*

  • sadece bir tane türküden oluşma sanduka;
    (bkz: deli kızın türküsü)...
  • hani böyle saçma sapan alakasız boncuklarla dizilmiş boncuk kolyeler, alacalı bulacalı, janjanlı kıyafetler, abuk sabuk tokalar, sağından solundan püskül, sim, boncuk, hedehödö sarkan garip giyim malzemeleri ve aksesuarlar için kullanılan söz öbeğidir.
  • uzun uğraşlara rağmen evlenememiş bu sebepten ayarı kaçmış bünyenin 20 yıl içinde hazırladığı ve hazırlamakta ısrar ettiği çeyizin aldığı son durum
  • yıllar boyu evliliğe odaklanmış bir hatun kişi ve aile eşrafının, sözkonusu evlenememe süresi uzadıkça bokunu çıkardıkları birbirinin aynı veya birbirine çok benzer modellerden oluşan onyüzbinmilyon gereksiz hededen oluşan çeyizinden örnek alınarak üretilmiş bir deyim, söyleyiş.
  • -deli kızım, hah sen sen arkadaki, salyalı. söyle bakalım "deli kızın çeyizi" deyimi hangi durumu anlatmak için kullanılır?
    -bünyesinde çakal-kıpçak takımı, nevresim, oldresim, bilimum parça banyo lifi, mesela chp mualifi, legolas yeşillifi*, sonra dantel, entel, dikenli tel bulunduran çeyizdir. dikenli tel çamaşır sermak için. deli kelimesini "literal" olarak mı alıyoruz hocam, ya da belki pi'yi 3? pi'yi 3 aldık diyelim pipiyi kaç alıcaz?
    -ya delisin ya da deha ama..otur kızım, otur..
  • (bkz: huni)
  • ben işe başladığımda kıdemli uzman olarak çalışan özlükçü bir abi vardı. ben ona bağlı olarak çalışacaktım. yapılan işi o kadar teferruatlı yapıyordu ki 1 saatlik işi bitirmesi 3, bilemedin 4 saati buluyordu. her şeyin çıktısını alır, kaşeler, imzalar, dosyalardı. zamandan tasarruf etmek için her bokun kaşesini yaptırmıştı. iptal kaşesi, pdks işlendi kaşesi, kontrol edildi kaşesi, yıllık izin işlendi kaşesi, bok kaşesi, püsür kaşesi...
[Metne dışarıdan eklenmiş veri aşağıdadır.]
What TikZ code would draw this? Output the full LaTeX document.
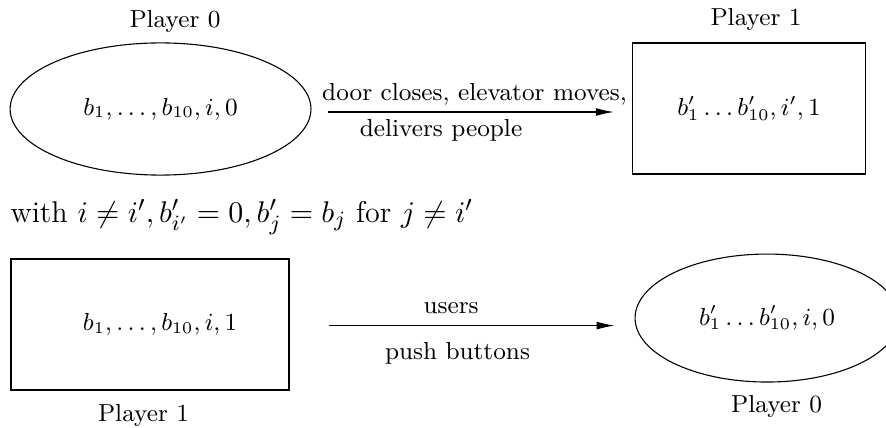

    bir gün bana sgk aylık bildirgesini gösteriyor. 500 kişilik tek işyerinin bildirgesine sabah 9 da başladık, öğleden sonra 4 e kadar zor bitti. sonradan tek başıma yapmaya başladığımda gördüm ki can çatlasa 2 - 3 saatlik bir süreç.

    şimdilerde benim sistemden excel raporu çekerek toplam 30 40 dakikada hesaplayıp kontrol ettiğim fazla mesaileri o; her bir personel için puantajının pdf çıktıklarını alır, önce hafta sonu günlerini ve akşam 9 çıkışlı günleri manuel kontrol ederek fosforlu kalemle çizer, daha sonra bunların mesaili olan günlerini kalın keçeli kalemle kenara yazar, ardından saatlerini toplardı. bu sırada masasının üstü o kadar çok dağınık olurdu ki.

    yine böyle bir günde masanın üstünü gören müdüre hanımın tepkisi: "ahmet yine sermiş deli kızın çeyizi gibi".
  • yazarın yazı tarzının değiştiğini, artık yazısındaki kelimelerin deli kızın çeyizi gibi olduğunu söyleyen bir paragrafta duyduğum deyim.

    paragraf içindeki anlamı kelimeleri dağınık kullanmakmış.
  • aklıma sebnem ferah'ın deli kızım uyan şarkısını getirmiştir.